Notice that the O'Neill string has been wrapped in double quotes, i.e. "O'Neill", but this is purely SQLAlchemy's echo presentation. The actual data has been inserted into the table correctly, as shown with sqlcmd:

# /opt/mssql-tools18/bin/sqlcmd \
        -S $DB_SERVER \
        -U $DB_USER \
        -P $DB_PASSWORD \
        -C \
        -d $DB_NAME \
        -Q "select * from dbo.my_table"
column1              column2              column3             
-------------------- -------------------- --------------------
1                    Sam                  Carter              
2                    Daniel               Jackson             
3                    Jack                 O'Neill             

(3 rows affected)

CodePudding user response：

I think the answer provided by "AlwaysLearning" is correct. This is not strictly an answer, but an alternative way to approach the same problem, i.e. DataFrame to ODBC database.
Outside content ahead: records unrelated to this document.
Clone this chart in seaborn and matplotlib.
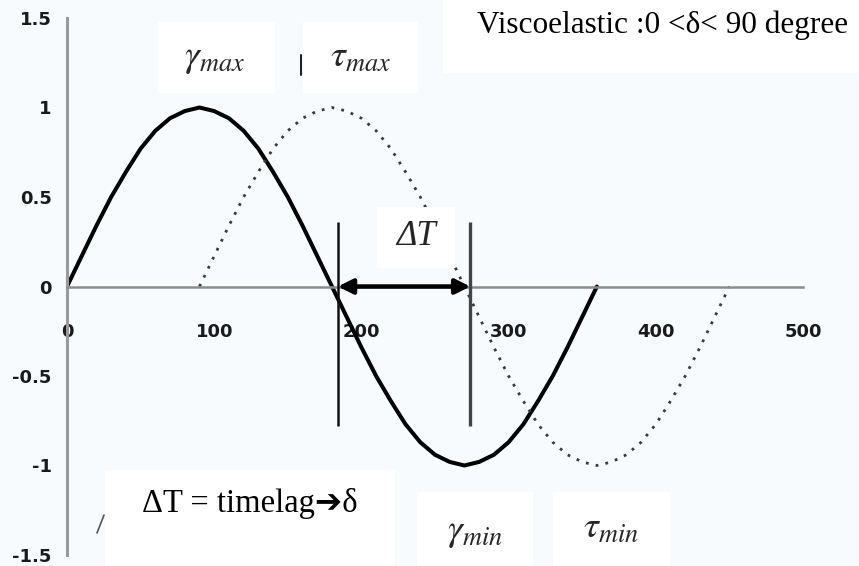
import matplotlib
matplotlib.use("Agg")
import matplotlib.pyplot as plt
from matplotlib.patches import Rectangle
from matplotlib.lines import Line2D
import seaborn as sns

# Strain (solid) and stress (dotted) over one cycle, phase angle in degrees
strain_deg = [0, 10, 20, 30, 40, 50, 60, 70, 80, 90, 100, 110, 120, 130, 140, 150, 160, 170, 180,
              190, 200, 210, 220, 230, 240, 250, 260, 270, 280, 290, 300, 310, 320, 330, 340, 350, 360]
strain = [0.0, 0.17, 0.34, 0.5, 0.64, 0.77, 0.87, 0.94, 0.98, 1.0, 0.98, 0.94, 0.87, 0.77, 0.64, 0.5, 0.34, 0.17, 0.0,
          -0.17, -0.34, -0.5, -0.64, -0.77, -0.87, -0.94, -0.98, -1.0, -0.98, -0.94, -0.87, -0.77, -0.64, -0.5, -0.34, -0.17, 0.0]
stress_deg = [90, 100, 110, 120, 130, 140, 150, 160, 170, 180, 190, 200, 210, 220, 230, 240, 250, 260, 270,
              280, 290, 300, 310, 320, 330, 340, 350, 360, 370, 380, 390, 400, 410, 420, 430, 440, 450]
stress = [0.0, 0.17, 0.34, 0.5, 0.64, 0.77, 0.87, 0.94, 0.98, 1.0, 0.98, 0.94, 0.87, 0.77, 0.64, 0.5, 0.34, 0.17, 0.0,
          -0.17, -0.34, -0.5, -0.64, -0.77, -0.87, -0.94, -0.98, -1.0, -0.98, -0.94, -0.87, -0.77, -0.64, -0.5, -0.34, -0.17, 0.0]

x_ticks = [0, 100, 200, 300, 400, 500]
y_ticks = [-1.5, -1, -0.5, 0, 0.5, 1, 1.5]
y_tick_labels = ["-1.5", "-1", "-0.5", "0", "0.5", "1", "1.5"]

# Time-lag markers between the strain zero crossing and the stress zero crossing
lag_x = [184, 274]
lag_top, lag_bottom = 0.36, -0.78

sns.set_style("white")
plt.rcParams["mathtext.fontset"] = "stix"

W, H = 859, 566
BG = "#f8fbfe"
fig = plt.figure(figsize=(W / 100, H / 100), dpi=100, facecolor=BG)
ax = fig.add_axes([67 / W, 1 - 555 / H, (803 - 67) / W, (555 - 18) / H], facecolor=BG)

sns.lineplot(x=strain_deg, y=strain, ax=ax, color="black", linewidth=2.9, sort=False)
sns.lineplot(x=stress_deg, y=stress, ax=ax, color="#3a3a3a", linewidth=2.0,
             linestyle=(0, (1, 2.6)), sort=False)

ax.set_xlim(0, 500)
ax.set_ylim(-1.5, 1.5)

for s in ("top", "right"):
    ax.spines[s].set_visible(False)
ax.spines["bottom"].set_position(("data", 0))
ax.spines["bottom"].set_color("#8c8c8c")
ax.spines["bottom"].set_linewidth(1.8)
ax.spines["left"].set_color("#9a9a9a")
ax.spines["left"].set_linewidth(2.2)

ax.set_xticks(x_ticks)
ax.set_xticklabels([str(v) for v in x_ticks])
ax.set_yticks(y_ticks)
ax.set_yticklabels(y_tick_labels)
ax.tick_params(axis="x", direction="out", length=4, width=1.5, color="#9a9a9a",
               pad=22, labelsize=13)
ax.tick_params(axis="y", direction="inout", length=6, width=1.5, color="#555555",
               pad=8, labelsize=13)
for lab in ax.get_xticklabels() + ax.get_yticklabels():
    lab.set_fontweight("bold")
    lab.set_color("#1a1a1a")

ax.vlines(lag_x[0], lag_bottom, lag_top, color="#111111", linewidth=1.8, zorder=4)
ax.vlines(lag_x[1], lag_bottom, lag_top, color="#444444", linewidth=2.4, zorder=4)
ax.annotate("", xy=(lag_x[1], 0), xytext=(lag_x[0], 0),
            arrowprops=dict(arrowstyle="<|-|>", color="black", lw=3.2,
                            mutation_scale=22, shrinkA=0, shrinkB=0), zorder=4)
ax.set_xlabel("")
ax.set_ylabel("")


def fx(x):
    return x / W


def fy(y):
    return 1 - y / H


def box(x0, y0, x1, y1):
    fig.add_artist(Rectangle((fx(x0), fy(y1)), (x1 - x0) / W, (y1 - y0) / H,
                             transform=fig.transFigure, facecolor="white",
                             edgecolor="none", zorder=5))


# Label boxes
box(443, 0, 859, 73)
box(158, 22, 275, 93)
box(303, 22, 418, 93)
box(377, 207, 455, 268)
box(105, 470, 395, 566)
box(417, 492, 533, 566)
box(553, 492, 670, 566)

serif = ["Liberation Serif", "DejaVu Serif"]
fig.text(fx(477), fy(33), "Viscoelastic :0 <δ< 90 degree", family=serif,
         fontsize=22.5, ha="left", va="baseline", color="black", zorder=6)
fig.text(fx(142), fy(512), "ΔT = timelag➔δ", family=["Liberation Serif", "DejaVu Sans"],
         fontsize=23.5, ha="left", va="baseline", color="black", zorder=6)
fig.text(fx(215), fy(58), r"$\gamma_{max}$", fontsize=27, ha="center", va="center", zorder=6)
fig.text(fx(361), fy(57), r"$\tau_{max}$", fontsize=27, ha="center", va="center", zorder=6)
fig.text(fx(416), fy(236), "ΔT", family=serif, style="italic", fontsize=25,
         ha="center", va="center", zorder=6)
fig.text(fx(475), fy(532), r"$\gamma_{min}$", fontsize=27, ha="center", va="center", zorder=6)
fig.text(fx(611), fy(528), r"$\tau_{min}$", fontsize=27, ha="center", va="center", zorder=6)

# Small stray strokes
fig.add_artist(Line2D([fx(301), fx(301)], [fy(55), fy(75)], transform=fig.transFigure,
                      color="#222222", linewidth=1.5, zorder=6))
fig.add_artist(Line2D([fx(97), fx(104)], [fy(533), fy(515)], transform=fig.transFigure,
                      color="#555555", linewidth=1.2, zorder=4))

fig.savefig("out.png", dpi=100, facecolor=BG)
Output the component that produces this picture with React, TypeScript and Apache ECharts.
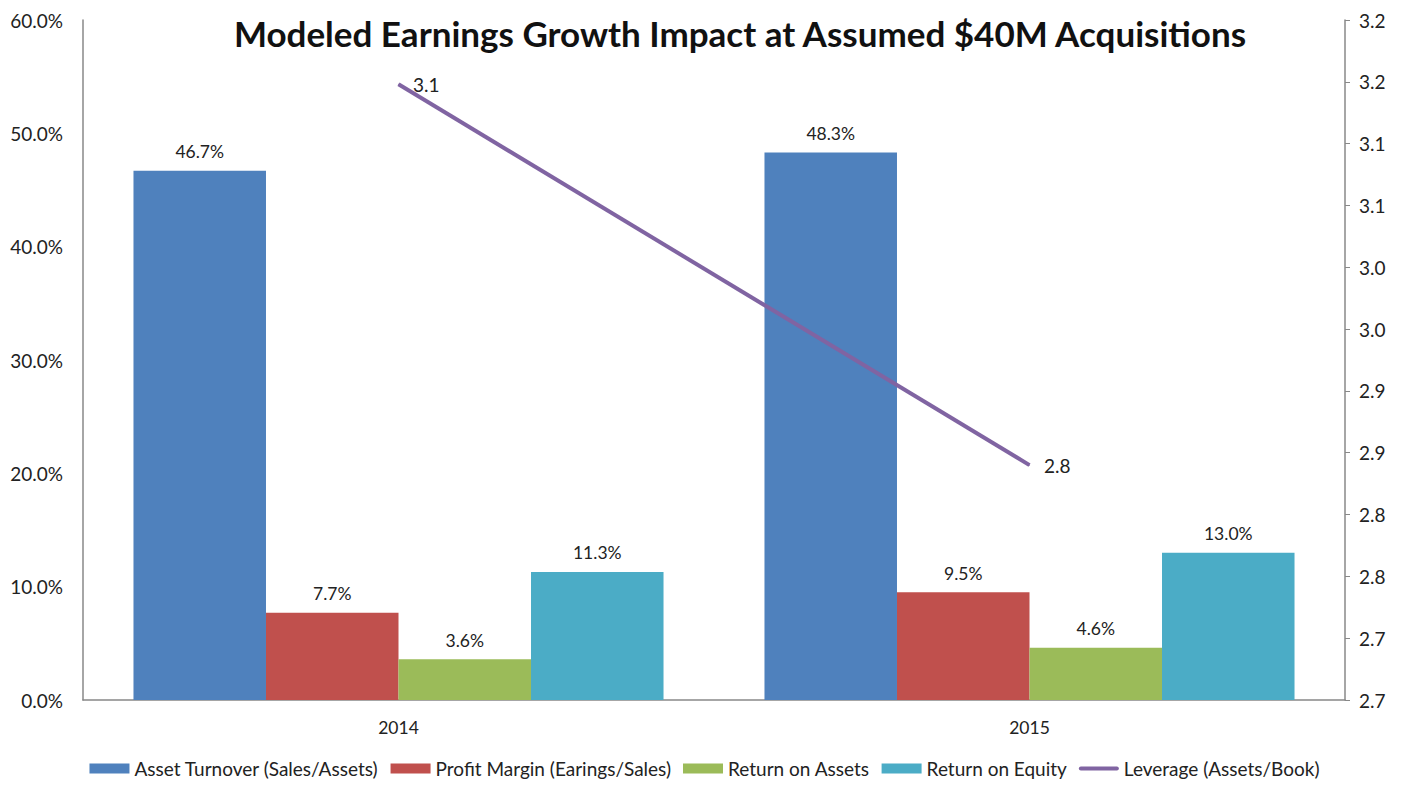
import React, { useEffect, useRef } from "react";
import * as echarts from "echarts";

const categories = ["2014", "2015"];
const assetTurnover = [46.7, 48.3];
const profitMargin = [7.7, 9.5];
const returnOnAssets = [3.6, 4.6];
const returnOnEquity = [11.3, 13.0];
const leverage = [3.148, 2.84];

const seriesNames = [
  "Asset Turnover (Sales/Assets)",
  "Profit Margin (Earings/Sales)",
  "Return on Assets",
  "Return on Equity",
  "Leverage (Assets/Book)",
];
const colors = ["#4F81BD", "#C0504D", "#9BBB59", "#4BACC6", "#8064A2"];

const FONT = "Lato, 'Open Sans', sans-serif";

const fmt1 = (v: number) => (Math.round(v * 10 + 1e-6) / 10).toFixed(1);

export default function App() {
  const ref = useRef<HTMLDivElement>(null);
  useEffect(() => {
    document.body.style.margin = "0";
    const chart = echarts.init(ref.current!, null, { renderer: "svg" });
    const barLabel = {
      show: true,
      position: "top",
      distance: 10,
      fontSize: 17.5,
      color: "#222",
      fontFamily: FONT,
      formatter: (p: any) => fmt1(p.value) + "%",
    };
    const barSeries = [assetTurnover, profitMargin, returnOnAssets, returnOnEquity].map((d, i) => ({
      name: seriesNames[i],
      type: "bar",
      data: d,
      yAxisIndex: 0,
      barGap: "0%",
      barCategoryGap: "16%",
      itemStyle: { color: colors[i] },
      label: barLabel,
    }));
    chart.setOption({
      animation: false,
      textStyle: { fontFamily: FONT },
      title: {
        text: "Modeled Earnings Growth Impact at Assumed $40M Acquisitions",
        left: 735,
        textAlign: "center",
        top: 10,
        textStyle: { fontSize: 35, fontWeight: "bold", color: "#111", fontFamily: FONT },
      },
      legend: {
        bottom: 4,
        left: "center",
        itemWidth: 40,
        itemHeight: 10,
        itemGap: 12,
        textStyle: { fontSize: 19, color: "#222", fontFamily: FONT },
        data: [
          { name: seriesNames[0], icon: "rect" },
          { name: seriesNames[1], icon: "rect" },
          { name: seriesNames[2], icon: "rect" },
          { name: seriesNames[3], icon: "rect" },
          { name: seriesNames[4], icon: "path://M2,0 L38,0 A2,2 0 0 1 38,4 L2,4 A2,2 0 0 1 2,0 Z" },
        ],
      },
      grid: { left: 83, right: 64, top: 20, bottom: 87, containLabel: false },
      xAxis: {
        type: "category",
        data: categories,
        axisLine: { lineStyle: { color: "#888", width: 1.5 } },
        axisTick: { show: false },
        axisLabel: { fontSize: 17.5, color: "#222", margin: 18, fontFamily: FONT },
      },
      yAxis: [
        {
          type: "value",
          min: 0,
          max: 60,
          interval: 10,
          axisLine: { show: true, lineStyle: { color: "#888", width: 1.5 } },
          axisTick: { show: false },
          splitLine: { show: false },
          axisLabel: {
            fontSize: 19,
            color: "#222",
            margin: 20,
            fontFamily: FONT,
            formatter: (v: number) => v.toFixed(1) + "%",
          },
        },
        {
          type: "value",
          min: 2.65,
          max: 3.2,
          interval: 0.05,
          position: "right",
          axisLine: { show: true, lineStyle: { color: "#888", width: 1.5 } },
          axisTick: { show: true, length: 5, lineStyle: { color: "#888" } },
          splitLine: { show: false },
          axisLabel: {
            fontSize: 19,
            color: "#222",
            margin: 14,
            fontFamily: FONT,
            formatter: (v: number) => fmt1(v),
          },
        },
      ],
      series: [
        ...barSeries,
        {
          name: seriesNames[4],
          type: "line",
          yAxisIndex: 1,
          data: leverage,
          symbol: "circle",
          symbolSize: 1,
          lineStyle: { color: colors[4], width: 4 },
          itemStyle: { color: colors[4] },
          label: {
            show: true,
            position: "right",
            distance: 14,
            fontSize: 19,
            color: "#222",
            fontFamily: FONT,
            formatter: (p: any) => fmt1(p.value),
          },
          z: 5,
        },
      ],
    });
    return () => chart.dispose();
  }, []);
  return <div ref={ref} style={{ width: 1409, height: 787 }} />;
}
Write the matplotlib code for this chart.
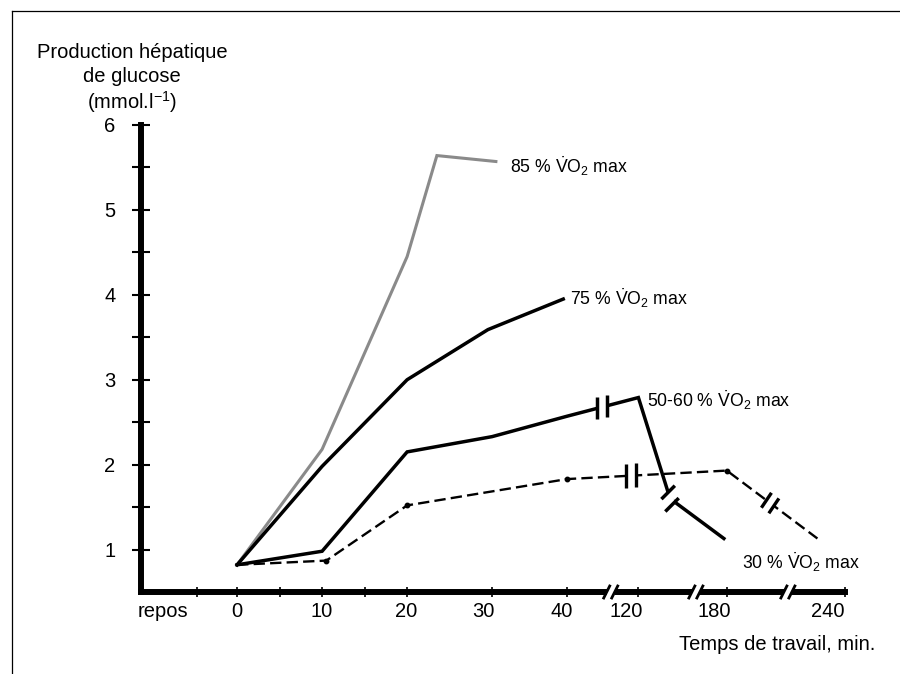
import numpy as np
import matplotlib
matplotlib.use('Agg')
import matplotlib.pyplot as plt
from matplotlib.lines import Line2D

plt.rcParams['font.family'] = ['Liberation Sans', 'DejaVu Sans']
plt.rcParams['font.size'] = 14.5

# broken time axis: minutes -> position on the axis
axis_minutes = [0, 10, 20, 30, 40, 120, 180, 240]
axis_pos = [0, 10, 20, 30, 38.8, 47.2, 57.6, 71.5]
repos_pos = -8.7
repos_tick = -4.7

tick_minutes = [0, 5, 10, 15, 20, 30, 40, 120, 180, 240]
label_minutes = [0, 10, 20, 30, 40, 120, 180, 240]
label_shift_px = [0, 0, -1, -9, -5, -12, -13, -17]
axis_break_minutes = [89, 159, 211]

y_major = [1, 2, 3, 4, 5, 6]
y_minor = [1.5, 2.5, 3.5, 4.5, 5.5]

# hepatic glucose production (mmol.l-1) vs work time (min)
t85 = [0, 10, 20, 23.5, 30.5]
v85 = [0.82, 2.18, 4.45, 5.64, 5.57]
t75 = [0, 10, 20, 29.5, 39.5]
v75 = [0.82, 1.98, 3.0, 3.59, 3.95]
t55 = [0, 10, 20, 30, 40, 120, 141.5, 178]
v55 = [0.82, 0.98, 2.15, 2.33, 2.57, 2.79, 1.6, 1.13]
t30 = [0, 10.5, 20, 40, 180, 226]
v30 = [0.82, 0.87, 1.52, 1.83, 1.93, 1.13]
t30_dots = [10.5, 20, 40, 180]
v30_dots = [0.87, 1.52, 1.83, 1.93]

labels = [r'85 % $\mathregular{\dot{V}O_2}$ max', r'75 % $\mathregular{\dot{V}O_2}$ max',
          r'50-60 % $\mathregular{\dot{V}O_2}$ max', r'30 % $\mathregular{\dot{V}O_2}$ max']


def to_pos(t):
    return np.interp(t, axis_minutes, axis_pos)


def px_offset(ax, x, y, dx, dy):
    X, Y = ax.transData.transform((x, y))
    return ax.transData.inverted().transform((X + dx, Y + dy))


def line_break(ax, ts, vs, t, angle, length, gap, lw=2.5):
    # find segment containing t, in display space
    i = max(np.searchsorted(ts, t) - 1, 0)
    p0 = ax.transData.transform((to_pos(ts[i]), vs[i]))
    p1 = ax.transData.transform((to_pos(ts[i + 1]), vs[i + 1]))
    frac = (to_pos(t) - to_pos(ts[i])) / (to_pos(ts[i + 1]) - to_pos(ts[i]))
    c = p0 + frac * (p1 - p0)
    u = (p1 - p0) / np.hypot(*(p1 - p0))
    b = np.array([np.cos(np.radians(angle)), np.sin(np.radians(angle))])
    inv = ax.transData.inverted()
    a, z = inv.transform(c - u * gap / 2), inv.transform(c + u * gap / 2)
    ax.plot([a[0], z[0]], [a[1], z[1]], color='white', lw=5, zorder=4,
            solid_capstyle='butt')
    for s in (-1, 1):
        m = c + s * u * gap / 2
        e0, e1 = inv.transform(m - b * length / 2), inv.transform(m + b * length / 2)
        ax.plot([e0[0], e1[0]], [e0[1], e1[1]], color='black', lw=lw, zorder=5,
                solid_capstyle='butt')


fig = plt.figure(figsize=(9, 6.74), dpi=100)
ax = fig.add_axes([141 / 900, 82 / 674, 704 / 900, 467 / 674])
ax.set_xlim(-11.3, 71.5)
ax.set_ylim(0.5, 6)

for s in ['top', 'right']:
    ax.spines[s].set_visible(False)
for s in ['left', 'bottom']:
    ax.spines[s].set_linewidth(4.3)
    ax.spines[s].set_capstyle('projecting')

ax.set_yticks(y_major, [str(v) for v in y_major])
ax.set_yticks(y_minor, minor=True)
ax.tick_params(axis='y', which='both', direction='inout', length=13, width=1.5, pad=12,
               labelsize=14.5)
ax.set_xticks([repos_tick] + list(to_pos(tick_minutes)))
ax.tick_params(axis='x', direction='inout', length=7, width=1.2, labelbottom=False)

ax.annotate('repos', xy=(repos_pos, 0.5), xytext=(0, -14), textcoords='offset points',
            ha='center', va='center', annotation_clip=False)
for m, sh in zip(label_minutes, label_shift_px):
    ax.annotate(str(m), xy=(to_pos(m), 0.5), xytext=(sh * 0.72, -14),
                textcoords='offset points', ha='center', va='center',
                annotation_clip=False)

# curves
ax.plot(to_pos(t85), v85, color='#8a8a8a', lw=2.2, solid_joinstyle='miter', zorder=2)
ax.plot(to_pos(t75), v75, color='black', lw=2.5, solid_joinstyle='miter', zorder=3)
ax.plot(to_pos(t55), v55, color='black', lw=2.5, solid_joinstyle='miter', zorder=3)
ax.plot(to_pos(t30), v30, color='black', lw=1.7, dashes=(4.8, 2.2), zorder=3)
ax.plot(to_pos(t30_dots), v30_dots, 'o', color='black', ms=3.2, zorder=3)

# breaks on the curves
line_break(ax, t55, v55, 79, 90, 22, 10)
line_break(ax, t30, v30, 112, 90, 24, 10, lw=2.4)
line_break(ax, t55, v55, 141.5, 45, 19, 13)
line_break(ax, t30, v30, 202, 56, 18, 9.3, lw=2.4)

# breaks on the time axis
for m in axis_break_minutes:
    x = to_pos(m)
    a, z = px_offset(ax, x, 0.5, -4, 0), px_offset(ax, x, 0.5, 4, 0)
    ax.plot([a[0], z[0]], [0.5, 0.5], color='white', lw=6, zorder=4,
            solid_capstyle='butt', clip_on=False)
    for dx in (-4, 4):
        e0 = px_offset(ax, x, 0.5, dx - 3, -6)
        e1 = px_offset(ax, x, 0.5, dx + 3, 6)
        ax.plot([e0[0], e1[0]], [e0[1], e1[1]], color='black', lw=2.0, zorder=5,
                clip_on=False)

# curve labels
ax.text(32.1, 5.51, labels[0], ha='left', va='center', fontsize=12.7)
ax.text(39.2, 3.96, labels[1], ha='left', va='center', fontsize=12.7)
ax.text(48.2, 2.76, labels[2], ha='left', va='center', fontsize=12.7)
ax.text(59.4, 0.85, labels[3], ha='left', va='center', fontsize=12.7)

# axis titles
fig.text(132 / 900, 1 - 52 / 674, 'Production hépatique', ha='center', va='center')
fig.text(132 / 900, 1 - 77 / 674, 'de glucose', ha='center', va='center')
fig.text(132 / 900, 1 - 102 / 674, r'(mmol.l$^{\mathregular{-1}}$)', ha='center', va='center')
fig.text(875 / 900, 1 - 645 / 674, 'Temps de travail, min.', ha='right', va='center')

# frame
fig.add_artist(Line2D([12 / 900, 12 / 900], [0, 1 - 11 / 674], color='black', lw=0.9))
fig.add_artist(Line2D([12 / 900, 1], [1 - 11 / 674, 1 - 11 / 674], color='black', lw=0.9))

fig.savefig('out.png', dpi=100)
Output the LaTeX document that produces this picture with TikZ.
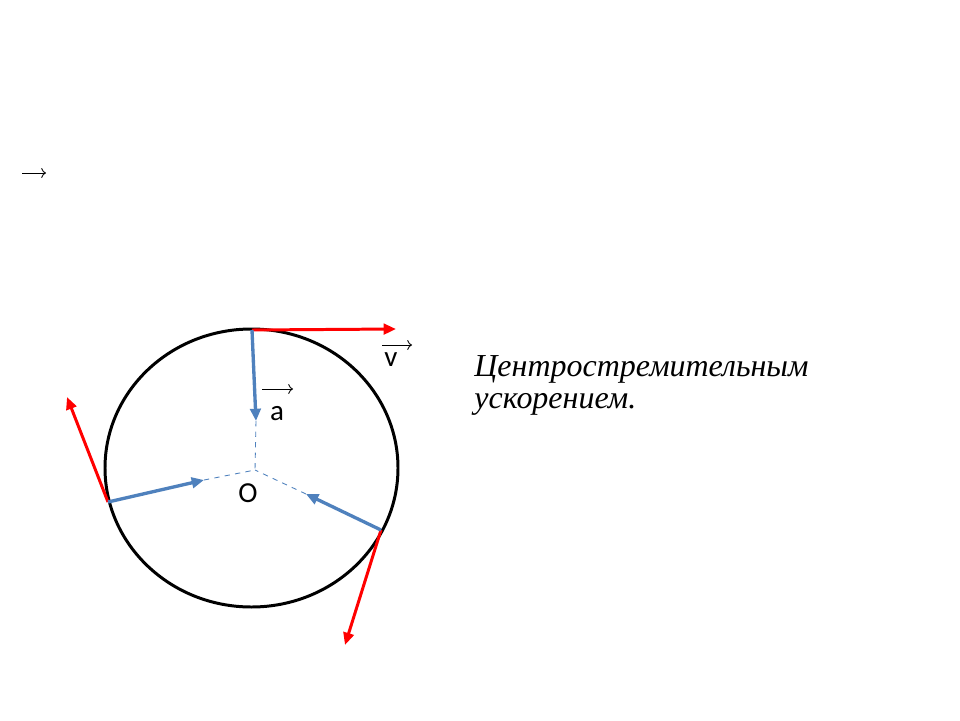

from arrow_odbc import insert_into_table
import pyarrow as pa
import pandas


def dataframe_to_table(df):
    table = pa.Table.from_pandas(df)
    reader = pa.RecordBatchReader.from_batches(table.schema, table.to_batches())
    insert_into_table(
        connection_string=connection_string,
        user="user",
        password="password",
        chunk_size=100,
        table="my_table",
        reader=reader,
    )

Full disclosure: I am the author of arrow-odbc so my views may be biased.